To enable SMTP authentication:

  1. Navigate to Administration > Account Management > Domains.
  2. Under the SMTP Authentication section, click New Credential.
  3. Enter a label for the credential.
  4. Click Generate Password.
Copy and save Username and Password information. This will be needed later when you enter these credentials in your email exchange and you will not be able to access this screen again after saving.
  1. Click Save.
Note: Please wait up to 60 minutes to start the next step as it may take up to 60 minutes for the credentials to propagate.

 

Troubleshooting

If you cannot remember your SMTP AUTH credentials, simply create a New Credential by repeating the steps above. You may delete unused Credential pairs.

Common Issue

Reviewing SMTP error connection. Customer receiving NDR messages.

Solution:

Connection issues for SMTP, whether inbound or outbound, will reference Proofpoint Essentails servers with the domain ppe-hosted.com. If a server name is not listed, the SMTP transaction from the 'sending' server needs to be reviewed to show the specific hand off. We will require those log details in order to troubleshoot further. If the error message does not contain our domain, the problem is that the sending server is not handing off to the Proofpoint server yet.

Frequently Asked Questions

The following are some common questions asked about the SMTP Authentication feature:

Q: Do customers require the use of a sending server when using SMTP AUTH credentials?

A: No

Q: If you set the force SMTP AUTH, is sending servers still required?

A: If SMTP AUTH is all you use as a customer, you can ignore the Sending Servers section and leave them empty.

Q: How does SMTP AUTH eliminate the risk of spoofing?
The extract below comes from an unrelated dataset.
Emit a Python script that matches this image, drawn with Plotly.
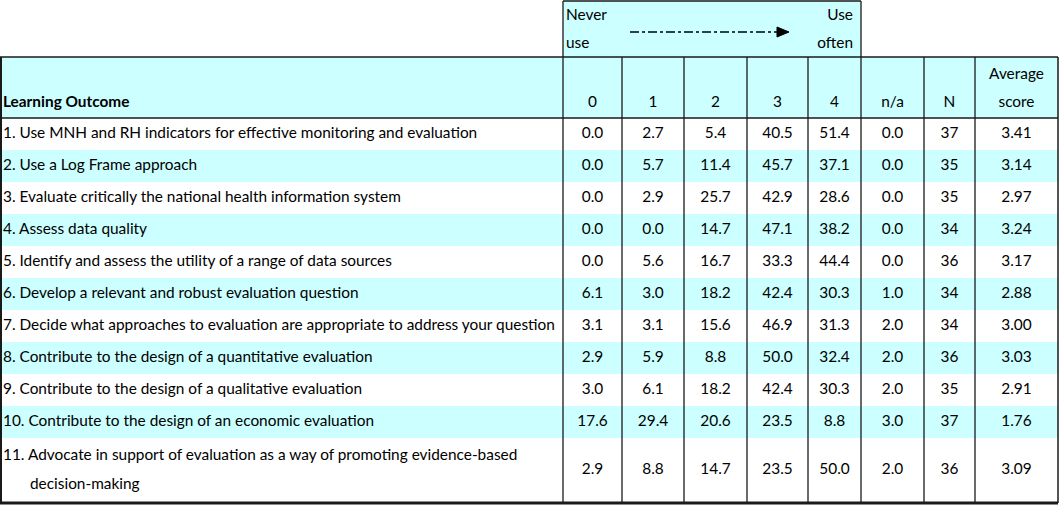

A: If you use SMTP AUTH ONLY (i.e., no other Sending Servers configured), it eliminates the spoofing ability originating either NATTED behind the same IP address as the Outbound mail server, or within the same shared IP space of an email service provider.  Assuming the credential is not compromised of course but at least that's a more defendable position.

Q: Is everything over port 25 still?

A: No.  SMTP AUTH Outbound uses port 587 ONLY. In fact, if it is connecting over Port 25 you will see "Relay Access Denied"

Q: What if they have the same sending server IP configured?

A: Telnet test is quite different for SMTP AUTH. Port 587 is reserve exclusively for SMTP AUTH and normal Sending Servers won't do anything on that port

Q: Does SMTP AUTH still do sender checks? 

A: Yes, the sender domain (address in the case when SMTP Discovery is off) still needs to be registered and active

Q: Does this solve mail forwarding issue? (external recipients in distribution groups)

A: No, that's still open as a feature request

Q: Will I need to use TLS?

A: STARTTLS is required before SMTP Auth


IMPORTANT SAFETY TIP:

in a nutshell, if you want to use SMTP Authentication 

a) You need to create the SMTP AUTH user under Account Management > Domains > SMTP AUTH

b) You need to have a user that exist in proofpoint either as an end_user, silent_user or functional account with the same name

c) Remember that when you create user or functional account, it can take an hour for it to be live.